Yeah. I’m so captured by the setting and enough of the characters that I’m seeing the light and dark saga through to the end, but I largely agree with the sentiment towards the game at the moment. I’ll let the studios next release come out and really gauge my interest carefully. Bungie has set my personal style for gamefeel and almost every game I enjoy, I enjoy due to its moment to moment similarity to destiny. Robo Quest, Metal Rising: Hellsinger, Bullets Per Minute, to name a few PvE based games.

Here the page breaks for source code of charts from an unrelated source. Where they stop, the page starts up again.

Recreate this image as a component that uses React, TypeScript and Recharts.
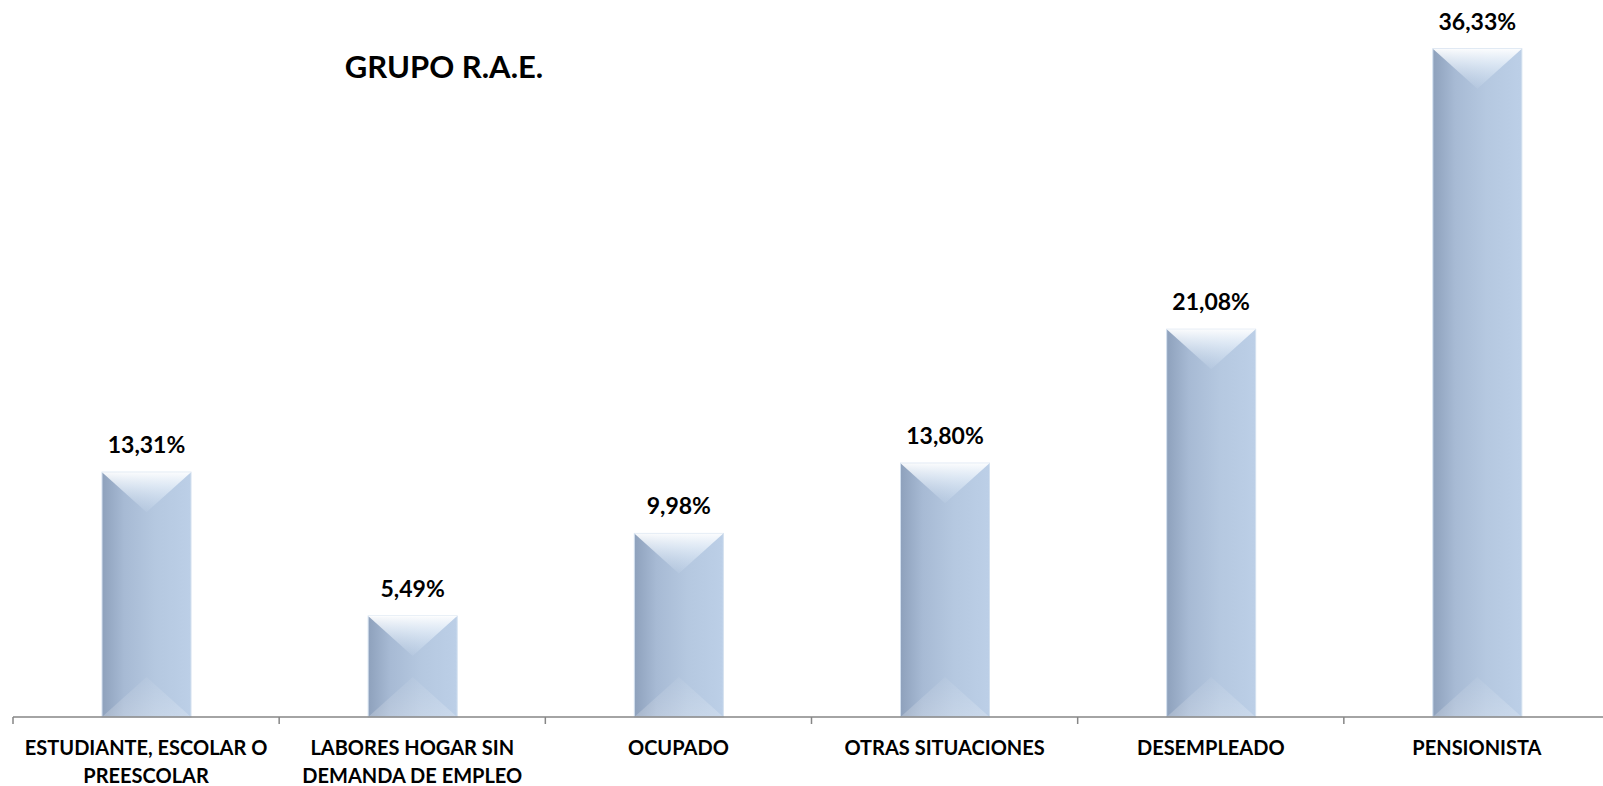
import { BarChart, Bar, XAxis, YAxis, LabelList } from "recharts";

const categories = [
  "ESTUDIANTE, ESCOLAR O PREESCOLAR",
  "LABORES HOGAR SIN DEMANDA DE EMPLEO",
  "OCUPADO",
  "OTRAS SITUACIONES",
  "DESEMPLEADO",
  "PENSIONISTA",
];
const tickLines = [
  ["ESTUDIANTE, ESCOLAR O", "PREESCOLAR"],
  ["LABORES HOGAR SIN", "DEMANDA DE EMPLEO"],
  ["OCUPADO"],
  ["OTRAS SITUACIONES"],
  ["DESEMPLEADO"],
  ["PENSIONISTA"],
];
const values = [13.31, 5.49, 9.98, 13.8, 21.08, 36.33];

const data = categories.map((c, i) => ({ name: c, idx: i, value: values[i] }));

const PAGE_W = 1603;
const W = 1610; // plot runs slightly past the right edge, as in the original
const H = 786;
const M = { top: 18, right: 0, left: 13, bottom: 0 };
const BAND = (W - M.left - M.right) / categories.length;
const FONT = "Lato, 'Open Sans', sans-serif";

const fmt = (v: number) => v.toFixed(2).replace(".", ",") + "%";

function BevelBar(props: any) {
  const { x, y, width, height } = props;
  if (!height || height <= 0) return null;
  const d = Math.min(width / 2 * 0.9, height / 2);
  const cx = x + width / 2;
  return (
    <g>
      <rect x={x} y={y} width={width} height={height} fill="url(#barBody)" stroke="#d3e0ef" strokeWidth={1} />
      <polygon points={`${x},${y} ${x + width},${y} ${cx},${y + d}`} fill="url(#topBevel)" />
      <polygon points={`${x},${y + height} ${x + width},${y + height} ${cx},${y + height - d}`} fill="url(#botBevel)" />
    </g>
  );
}

function ValueLabel(props: any) {
  const { x, y, width, value } = props;
  return (
    <text x={x + width / 2} y={y - 19} textAnchor="middle" fontFamily={FONT} fontWeight={700} fontSize={23} fill="#000">
      {fmt(value)}
    </text>
  );
}

function CatTick(props: any) {
  const { x, y, payload } = props;
  const lines = tickLines[payload.index] || [payload.value];
  const bx = x - BAND / 2;
  return (
    <g>
      <line x1={bx} y1={y} x2={bx} y2={y + 7} stroke="#868686" strokeWidth={1.5} />
      {lines.map((l, i) => (
        <text key={i} x={x} y={y + 38 + i * 28} textAnchor="middle" fontFamily={FONT} fontWeight={700} fontSize={20} fill="#000">
          {l}
        </text>
      ))}
    </g>
  );
}

export default function App() {
  return (
    <div style={{ position: "absolute", left: 0, top: 0, width: PAGE_W, height: H, overflow: "hidden", background: "#fff" }}>
      <BarChart width={W} height={H} data={data} margin={M} barCategoryGap={0}>
        <defs>
          <linearGradient id="barBody" x1="0" y1="0" x2="1" y2="0">
            <stop offset="0%" stopColor="#8ea1bc" />
            <stop offset="25%" stopColor="#a7bad4" />
            <stop offset="60%" stopColor="#b5c8e0" />
            <stop offset="100%" stopColor="#bccfe7" />
          </linearGradient>
          <linearGradient id="topBevel" x1="0" y1="0" x2="0" y2="1">
            <stop offset="0%" stopColor="#ffffff" stopOpacity={0.95} />
            <stop offset="35%" stopColor="#eef5fc" stopOpacity={0.7} />
            <stop offset="100%" stopColor="#d8e6f5" stopOpacity={0.1} />
          </linearGradient>
          <linearGradient id="botBevel" x1="0" y1="0" x2="0" y2="1">
            <stop offset="0%" stopColor="#ffffff" stopOpacity={0.05} />
            <stop offset="100%" stopColor="#ffffff" stopOpacity={0.22} />
          </linearGradient>
        </defs>
        <text x={444} y={78} textAnchor="middle" fontFamily={FONT} fontWeight={700} fontSize={31} fill="#000">
          GRUPO R.A.E.
        </text>
        <XAxis
          dataKey="name"
          interval={0}
          height={H - 717}
          tickSize={0}
          tickMargin={0}
          tickLine={false}
          axisLine={{ stroke: "#868686", strokeWidth: 1.5 }}
          tick={<CatTick />}
        />
        <YAxis hide domain={[0, 38]} />
        <Bar dataKey="value" barSize={89} shape={<BevelBar />} isAnimationActive={false}>
          <LabelList dataKey="value" content={<ValueLabel />} />
        </Bar>
      </BarChart>
    </div>
  );
}
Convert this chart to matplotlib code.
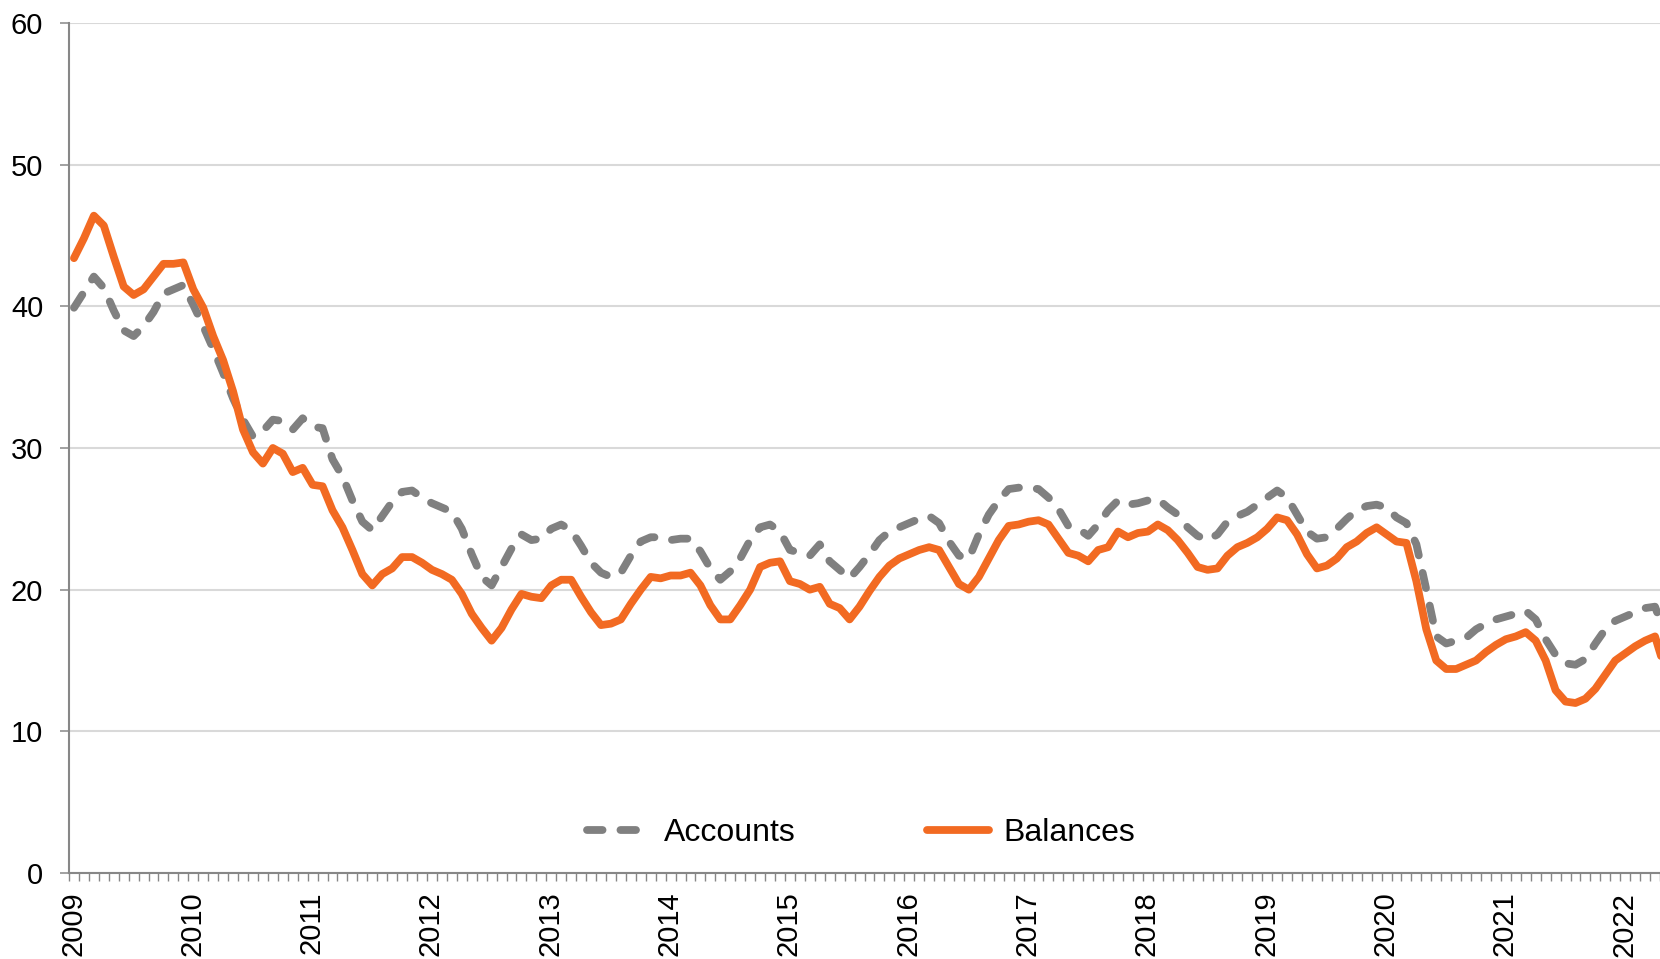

That goes all the way back to playing halo on 2 original Xbox’s wired together in the attic of my friends barn at 3am, and even back to Marathon as a younger kid. On top of that, compared to pretty much every other major FPS title, the studio stands behind a lot of causes I align with. The representation in the game, and seeing myself and people like me present in destiny’s vision of the future un-ironically gives me a warm feeling.
I was just talking with some friends that an extraction shooter with world events the complexity of destiny raids would actually be super cool. A fireteam activates a raid (like sea of thieves forts) and begins diving into it, but then other teams can follow them in as the original groups clears encounters and puzzles. Maybe the teams following them in have some smaller scale mechanics to do, then there’s a heavy fight back out with whatever loot. Could make for the gameplay loop gambit could have been. I think the studio has potential to do the PvEvP really well, but we shall see.
I hear KSP 2 is good now that they added career mode. I've been holding off getting back into KSP just because of the time suck factor of it. But might have to check it out again.
Seriously, some parts of the task line take months to finish. You better finish those 20 four story buildings in order to get to Donald's Dreamland. And if you didn't train your gags before this point then good luck.